Currently most of the work for not for profit lawyers in NSW relies on state legislation. However, with larger organisations, that is likely to change so that they become part of the Federal system, and nonprofit law and the nonprofit lawyers who practis it willwork witihin the Federal system.
A Quick Guide to Fair Work Australia
Most of the changes to the law occasioned by the Fair Work Australia legislation began operating from 1st July.
Fair Work Australia has replaced the Australian Industrial Relations Corporation (AIRC), the Australian Fair Pay Commission and the Workplace Authority.
There is a Fair Work Ombudsman to handle complaints.
There will also be Fair Work Divisions in the Federal Court and Federal Magistrates Court to hear matters that arise under the new laws. The Fair Work Divisions are expected to develop flexible remedies rather than just imposing penalties.
Employees in a workplace with more than 15 workers can now take action for unfair dismissal.
There is a new term in discrimination - “adverse action”. Employers have very little comeback against an employee who has started an action for discrimination or harassment.
There can only be enterprise agreements (the new term for collective agreements) and no new AWA’s or other individual agreements.
Bargaining before agreements is compulsory and must be in “good faith”. Signs of good faith include attending and taking part in meetings at reasonable times and disclosing relevant information.
Industrial action is ‘protected’ (i.e. allowed) during bargaining.

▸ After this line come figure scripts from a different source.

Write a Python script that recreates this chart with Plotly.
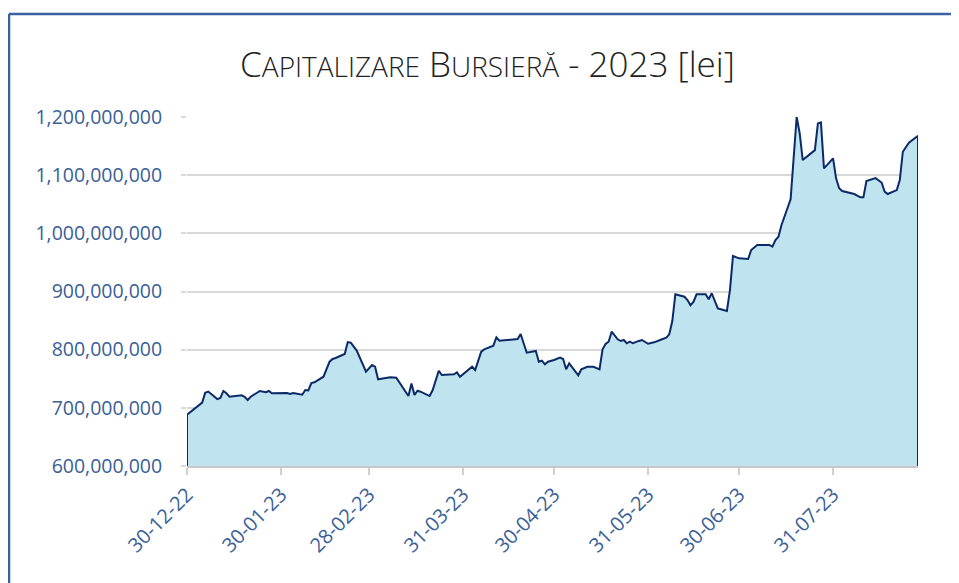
import plotly.graph_objects as go

dates = [
    "2022-12-30", "2023-01-04", "2023-01-05", "2023-01-06", "2023-01-09", "2023-01-10",
    "2023-01-11", "2023-01-12", "2023-01-13", "2023-01-16", "2023-01-17", "2023-01-18",
    "2023-01-19", "2023-01-20", "2023-01-23", "2023-01-25", "2023-01-26", "2023-01-27",
    "2023-01-30", "2023-02-01", "2023-02-02", "2023-02-03", "2023-02-06", "2023-02-07",
    "2023-02-08", "2023-02-09", "2023-02-10", "2023-02-13", "2023-02-15", "2023-02-16",
    "2023-02-17", "2023-02-20", "2023-02-21", "2023-02-22", "2023-02-24", "2023-02-27",
    "2023-03-01", "2023-03-02", "2023-03-03", "2023-03-07", "2023-03-09", "2023-03-13",
    "2023-03-14", "2023-03-15", "2023-03-16", "2023-03-17", "2023-03-20", "2023-03-21",
    "2023-03-23", "2023-03-24", "2023-03-28", "2023-03-29", "2023-03-30", "2023-04-03",
    "2023-04-04", "2023-04-06", "2023-04-07", "2023-04-10", "2023-04-11", "2023-04-12",
    "2023-04-18", "2023-04-19", "2023-04-21", "2023-04-24", "2023-04-25", "2023-04-26",
    "2023-04-27", "2023-04-28", "2023-04-30", "2023-05-02", "2023-05-03", "2023-05-04",
    "2023-05-05", "2023-05-08", "2023-05-09", "2023-05-11", "2023-05-13", "2023-05-15",
    "2023-05-16", "2023-05-17", "2023-05-18", "2023-05-19", "2023-05-21", "2023-05-22",
    "2023-05-23", "2023-05-24", "2023-05-25", "2023-05-26", "2023-05-28", "2023-05-29",
    "2023-05-31", "2023-06-02", "2023-06-04", "2023-06-06", "2023-06-07", "2023-06-08",
    "2023-06-09", "2023-06-12", "2023-06-13", "2023-06-14", "2023-06-15", "2023-06-16",
    "2023-06-19", "2023-06-20", "2023-06-21", "2023-06-23", "2023-06-24", "2023-06-26",
    "2023-06-27", "2023-06-28", "2023-06-30", "2023-07-03", "2023-07-04", "2023-07-06",
    "2023-07-10", "2023-07-11", "2023-07-12", "2023-07-13", "2023-07-14", "2023-07-17",
    "2023-07-19", "2023-07-20", "2023-07-21", "2023-07-25", "2023-07-26", "2023-07-27",
    "2023-07-28", "2023-07-31", "2023-08-01", "2023-08-02", "2023-08-03", "2023-08-07",
    "2023-08-09", "2023-08-10", "2023-08-11", "2023-08-14", "2023-08-16", "2023-08-17",
    "2023-08-18", "2023-08-21", "2023-08-22", "2023-08-23", "2023-08-25", "2023-08-28",
]

# market capitalisation, millions of lei
cap_mil = [
    688, 709, 726, 728, 715, 717,
    729, 725, 719, 720, 721.5, 719,
    713.5, 719, 729, 727, 729, 725,
    726, 725.5, 724, 725.5, 722.6, 730.6,
    730, 742.7, 743.9, 753.5, 779.3, 784,
    785.7, 792.5, 813, 812, 798, 762,
    773.6, 770.7, 749, 752.5, 751.8, 720.3,
    742, 722, 729.4, 727.7, 720.3, 730.6,
    763.8, 756.4, 757.6, 761, 753.5, 770.7,
    765, 796.5, 800.5, 806.8, 821.2, 815.4,
    818.3, 827, 794.8, 797.7, 779.3, 781,
    774.8, 779.3, 782.2, 786.2, 784, 766.2,
    776.5, 755.9, 766.2, 770.7, 770.7, 766.2,
    800.6, 809.7, 813.7, 830.9, 817.8, 814.9,
    816.6, 811, 813.7, 811, 815, 816.6,
    810.2, 812.6, 816.6, 820.5, 826.4, 849.3,
    895.2, 891, 885.4, 876.2, 882.4, 895.2,
    895.2, 886.6, 897, 871, 869.5, 866.5,
    902.5, 961, 957, 955.8, 971.3, 980,
    980, 977, 988.5, 994.2, 1014.3, 1058.5,
    1200, 1171.8, 1126, 1143, 1189, 1190.7,
    1111.7, 1129, 1094.6, 1077.4, 1072.7, 1067.6,
    1061.9, 1061.9, 1089.9, 1095, 1087.3, 1071.8,
    1067.6, 1074.4, 1091.6, 1140.3, 1156, 1167.8,
]
values = [v * 1_000_000 for v in cap_mil]

tick_dates = ["2022-12-30", "2023-01-30", "2023-02-28", "2023-03-31",
              "2023-04-30", "2023-05-31", "2023-06-30", "2023-07-31"]
tick_labels = ["30-12-22", "30-01-23", "28-02-23", "31-03-23",
               "30-04-23", "31-05-23", "30-06-23", "31-07-23"]

y_ticks = [600e6, 700e6, 800e6, 900e6, 1000e6, 1100e6, 1200e6]
y_labels = ["600,000,000", "700,000,000", "800,000,000", "900,000,000",
            "1,000,000,000", "1,100,000,000", "1,200,000,000"]

label_color = "#3a6098"
font_family = "Open Sans, Noto Sans, sans-serif"

fig = go.Figure()
fig.add_trace(go.Scatter(
    x=dates, y=values, mode="lines",
    line=dict(color="#0b2a66", width=2),
    fill="tozeroy", fillcolor="#bfe4f0",
    hoverinfo="x+y",
))
fig.add_trace(go.Scatter(
    x=[dates[-1], dates[-1]], y=[600e6, values[-1]], mode="lines",
    line=dict(color="#0b2a66", width=2), hoverinfo="skip", showlegend=False,
))
fig.add_trace(go.Scatter(
    x=[dates[0], dates[0]], y=[600e6, values[0]], mode="lines",
    line=dict(color="#0b2a66", width=2), hoverinfo="skip", showlegend=False,
))

sc = "font-size:28px"
title_text = (f"C<span style='{sc}'>APITALIZARE</span> B<span style='{sc}'>URSIERĂ</span>"
              " - 2023 [lei]")

fig.update_layout(
    width=959, height=583,
    margin=dict(l=179, r=49, t=109, b=125),
    paper_bgcolor="white", plot_bgcolor="white",
    showlegend=False,
    title=dict(text=title_text, x=0.5, xref="container", xanchor="center",
               y=1 - 57 / 583, yanchor="middle",
               font=dict(family=font_family, size=35, color="#222222", weight=300)),
    xaxis=dict(
        type="date", range=["2022-12-30", "2023-08-28"],
        tickmode="array", tickvals=tick_dates, ticktext=tick_labels,
        tickangle=-45, tickfont=dict(family=font_family, size=20, color=label_color),
        showgrid=False, showline=True, linecolor="#c8c8c8", linewidth=2,
        ticks="outside", ticklen=7, tickcolor="#d0d0d0", tickwidth=2,
        zeroline=False,
    ),
    yaxis=dict(
        range=[600e6, 1200e6],
        tickmode="array", tickvals=y_ticks, ticktext=y_labels,
        tickfont=dict(family=font_family, size=19.5, color=label_color),
        showgrid=True, gridcolor="#d9d9d9", gridwidth=2,
        ticks="outside", ticklen=5, tickcolor="#d9d9d9", tickwidth=2,
        ticklabelstandoff=15,
        showline=False, zeroline=False,
    ),
    shapes=[
        dict(type="line", xref="paper", yref="paper",
             x0=(9 - 187) / 731, x1=(9 - 187) / 731,
             y0=(466 - 14) / 349, y1=-0.5,
             line=dict(color="#3a62a0", width=2.5)),
        dict(type="line", xref="paper", yref="paper",
             x0=(9 - 187) / 731, x1=1.2,
             y0=(466 - 14) / 349, y1=(466 - 14) / 349,
             line=dict(color="#3a62a0", width=2.5)),
    ],
)

fig.write_html("out.html")
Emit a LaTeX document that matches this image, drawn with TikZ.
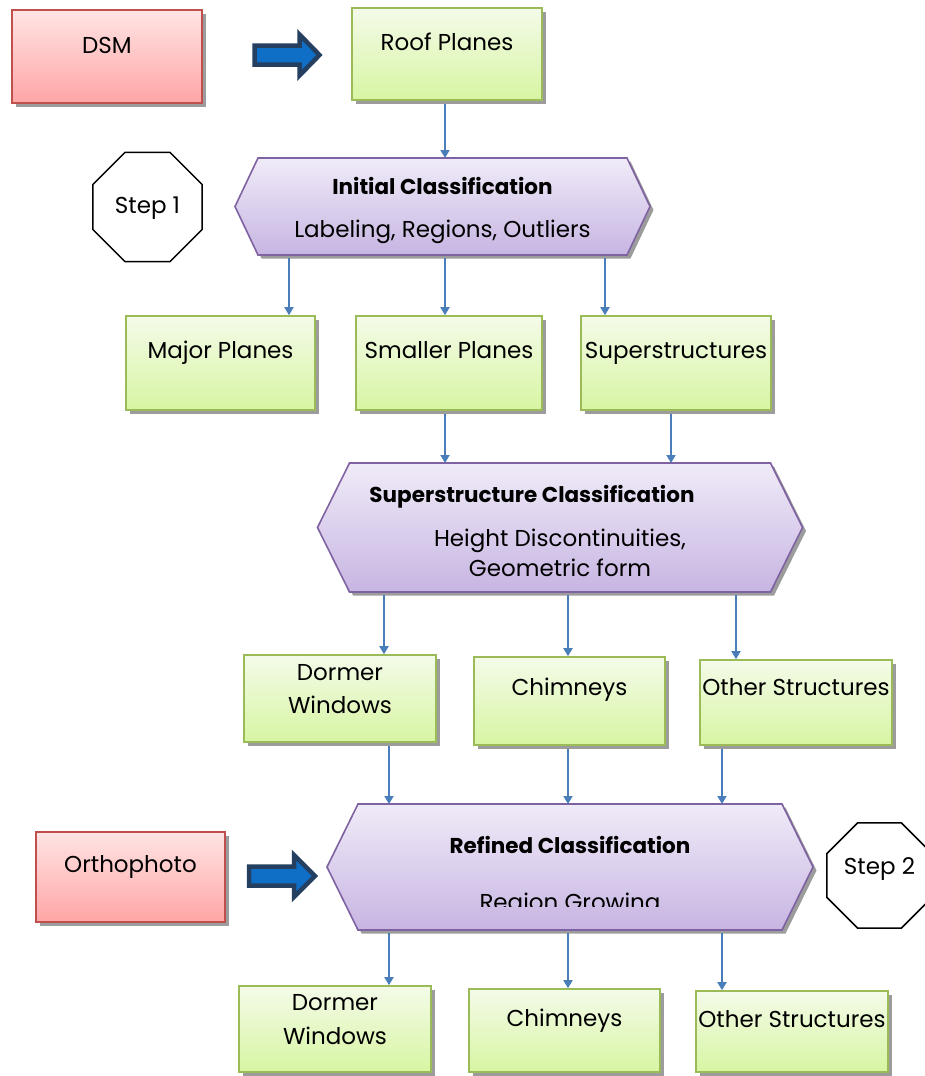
\documentclass[tikz,border=0pt]{standalone}
\usepackage{fontspec}
\setmainfont{Poppins}
\usetikzlibrary{shapes.geometric,shadows,arrows.meta,calc}

\definecolor{grTop}{HTML}{F4FBE9}
\definecolor{grBot}{HTML}{D7F5A2}
\definecolor{grLine}{HTML}{9BBB59}
\definecolor{rdTop}{HTML}{FFE4E4}
\definecolor{rdBot}{HTML}{FFA5A5}
\definecolor{rdLine}{HTML}{C0504D}
\definecolor{pcTop}{HTML}{F0EBF8}
\definecolor{pcBot}{HTML}{C7B5E2}
\definecolor{pcLine}{HTML}{7F62A1}
\definecolor{linkBlue}{HTML}{4A7EBB}
\definecolor{arrNavy}{HTML}{243F60}
\definecolor{arrFill}{HTML}{0F6FC6}
\definecolor{shadeGray}{HTML}{9C9C9C}

\tikzset{
  softshadow/.style={drop shadow={shadow xshift=3.5pt, shadow yshift=-3.5pt, fill=shadeGray, opacity=1}},
  greenbox/.style={rectangle, draw=grLine, line width=1.6pt, top color=grTop, bottom color=grBot, softshadow, inner sep=0pt},
  redbox/.style={rectangle, draw=rdLine, line width=1.6pt, top color=rdTop, bottom color=rdBot, softshadow, inner sep=0pt},
  frame/.style={rectangle, inner sep=0pt, outer sep=0pt},
  hexfill/.style={draw=pcLine, line width=1.6pt, top color=pcTop, bottom color=pcBot, softshadow, line join=miter},
  arrowfill/.style={draw=arrNavy, fill=arrFill, line width=4.5pt, line join=miter},
  lbl/.style={font=\fontsize{23}{33.5}\selectfont, align=center, inner sep=0pt, text height=20pt, text depth=4pt},
  lbltwo/.style={font=\fontsize{23}{33.5}\selectfont, align=center, inner sep=0pt},
  boldlbl/.style={lbl, font=\fontsize{21.5}{26}\selectfont\bfseries},
  stepsign/.style={regular polygon, regular polygon sides=8, draw=black, line width=1.5pt, fill=white, inner sep=0pt},
  link/.style={draw=linkBlue, line width=1.8pt, shorten <=3pt, -{Triangle[length=8pt,width=9pt]}},
}

% hexagon: name, centre x, centre y, width, height, corner inset
\newcommand\hexnode[6]{%
  \node[frame, minimum width=#4pt, minimum height=#5pt] (#1) at (#2,#3) {};
  \path[hexfill] (#1.west) -- ([xshift=#6pt]#1.north west) -- ([xshift=-#6pt]#1.north east)
    -- (#1.east) -- ([xshift=-#6pt]#1.south east) -- ([xshift=#6pt]#1.south west) -- cycle;
}
% block arrow: name, centre x, centre y, length, head width, half shaft, head length
\newcommand\blockarrow[7]{%
  \node[frame, minimum width=#4pt, minimum height=#5pt] (#1) at (#2,#3) {};
  \path[arrowfill] ([yshift=#6pt]#1.west) -- ([xshift=-#7pt, yshift=#6pt]#1.east)
    -- ([xshift=-#7pt]#1.north east) -- (#1.east) -- ([xshift=-#7pt]#1.south east)
    -- ([xshift=-#7pt, yshift=-#6pt]#1.east) -- ([yshift=-#6pt]#1.west) -- cycle;
}

\begin{document}
\begin{tikzpicture}[x=1pt, y=-1pt]
\useasboundingbox (0,0) rectangle (925,1076);
\clip (0,0) rectangle (925,1076);

% inputs and the first result
\node[redbox, minimum width=190pt, minimum height=93pt] (dsm) at (107,56.5) {};
\node[lbl] (dsmt) at (dsm.center |- 0,45) {DSM};
\blockarrow{arr1}{287}{55}{65}{41}{9.5}{20}
\node[greenbox, minimum width=190pt, minimum height=92pt] (rp) at (447,54) {};
\node[lbl] (rpt) at (rp.center |- 0,42) {Roof Planes};

% step 1
\node[stepsign, minimum size=118pt] (st1) at (147.5,207) {};
\node[lbl] (st1t) at (st1.center |- 0,205) {Step 1};
\hexnode{ic}{442.5}{206.5}{415}{97}{23}
\node[boldlbl] (ict) at (ic.center |- 0,186) {Initial Classification};
\node[lbl] (icl) at (ic.center |- 0,229) {Labeling, Regions, Outliers};

\node[greenbox, minimum width=189pt, minimum height=94pt] (mp) at (220.5,363) {};
\node[lbl] (mpt) at (mp.center |- 0,350) {Major Planes};
\node[greenbox, minimum width=186pt, minimum height=94pt] (sp) at (449,363) {};
\node[lbl] (spt) at (sp.center |- 0,350) {Smaller Planes};
\node[greenbox, minimum width=190pt, minimum height=94pt] (ss) at (676,363) {};
\node[lbl] (sst) at (ss.center |- 0,350) {Superstructures};

% superstructure classification
\hexnode{sc}{560}{527.5}{485}{129}{32}
\node[boldlbl] (sct) at (532,494) {Superstructure Classification};
\node[lbltwo, font=\fontsize{23}{30}\selectfont] (scl) at (560,553) {Height Discontinuities,\\Geometric form};

\node[greenbox, minimum width=192pt, minimum height=87pt] (dw) at (340,698.5) {};
\node[lbltwo] (dwt) at (dw.center |- 0,689) {Dormer\\Windows};
\node[greenbox, minimum width=191pt, minimum height=88pt] (ch) at (569.5,701) {};
\node[lbl] (cht) at (ch.center |- 0,687) {Chimneys};
\node[greenbox, minimum width=192pt, minimum height=85pt] (os) at (796,702.5) {};
\node[lbl] (ost) at (os.center |- 0,687) {Other Structures};

% step 2
\node[redbox, minimum width=189pt, minimum height=90pt] (op) at (130.5,877) {};
\node[lbl] (opt) at (op.center |- 0,864) {Orthophoto};
\blockarrow{arr2}{282}{876}{66}{42}{9.5}{21}
\hexnode{rc}{570}{867}{486}{126}{31}
\node[boldlbl] (rct) at (rc.center |- 0,845) {Refined Classification};
\begin{scope}
  \clip (rc.west |- 0,800) rectangle (rc.east |- 0,906);
  \node[lbl, anchor=base] (rcl) at (rc.center |- 0,910) {Region Growing};
\end{scope}
\node[stepsign, minimum size=114pt] (st2) at (879.5,875.5) {};
\node[lbl] (st2t) at (st2.center |- 0,866) {Step 2};

\node[greenbox, minimum width=192pt, minimum height=86pt] (dw2) at (335,1029) {};
\node[lbltwo] (dw2t) at (dw2.center |- 0,1019.5) {Dormer\\Windows};
\node[greenbox, minimum width=191pt, minimum height=83pt] (ch2) at (564.5,1030.5) {};
\node[lbl] (ch2t) at (ch2.center |- 0,1018) {Chimneys};
\node[greenbox, minimum width=192pt, minimum height=81pt] (os2) at (792,1031.5) {};
\node[lbl] (os2t) at (os2.center |- 0,1019) {Other Structures};

% connectors
\draw[link] (445,0 |- rp.south) -- (445,0 |- ic.north);
\draw[link] (289,0 |- ic.south) -- (289,0 |- mp.north);
\draw[link] (445,0 |- ic.south) -- (445,0 |- sp.north);
\draw[link] (605,0 |- ic.south) -- (605,0 |- ss.north);
\draw[link] (445,0 |- sp.south) -- (445,0 |- sc.north);
\draw[link] (671,0 |- ss.south) -- (671,0 |- sc.north);
\draw[link] (384,0 |- sc.south) -- (384,0 |- dw.north);
\draw[link] (568,0 |- sc.south) -- (568,0 |- ch.north);
\draw[link] (736,0 |- sc.south) -- (736,0 |- os.north);
\draw[link] (389,0 |- dw.south) -- (389,0 |- rc.north);
\draw[link] (568,0 |- ch.south) -- (568,0 |- rc.north);
\draw[link] (722,0 |- os.south) -- (722,0 |- rc.north);
\draw[link] (389,0 |- rc.south) -- (389,0 |- dw2.north);
\draw[link] (568,0 |- rc.south) -- (568,0 |- ch2.north);
\draw[link] (722,0 |- rc.south) -- (722,0 |- os2.north);
\end{tikzpicture}
\end{document}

Pay can only be stopped for to the actual period of industrial action (e.g. a two-hour stopwork).
There are new transfer of business rules. These can mean that different pay scales could apply to old employees who join the new employer, employees who come with the new employer and employees who have joined the firm after the business has been sold.
The combination of the Ten National Employment Standards and Modern Awards, which basically replace the Fair Pay and Conditions Standard, don’t start operating until 1st January 2010.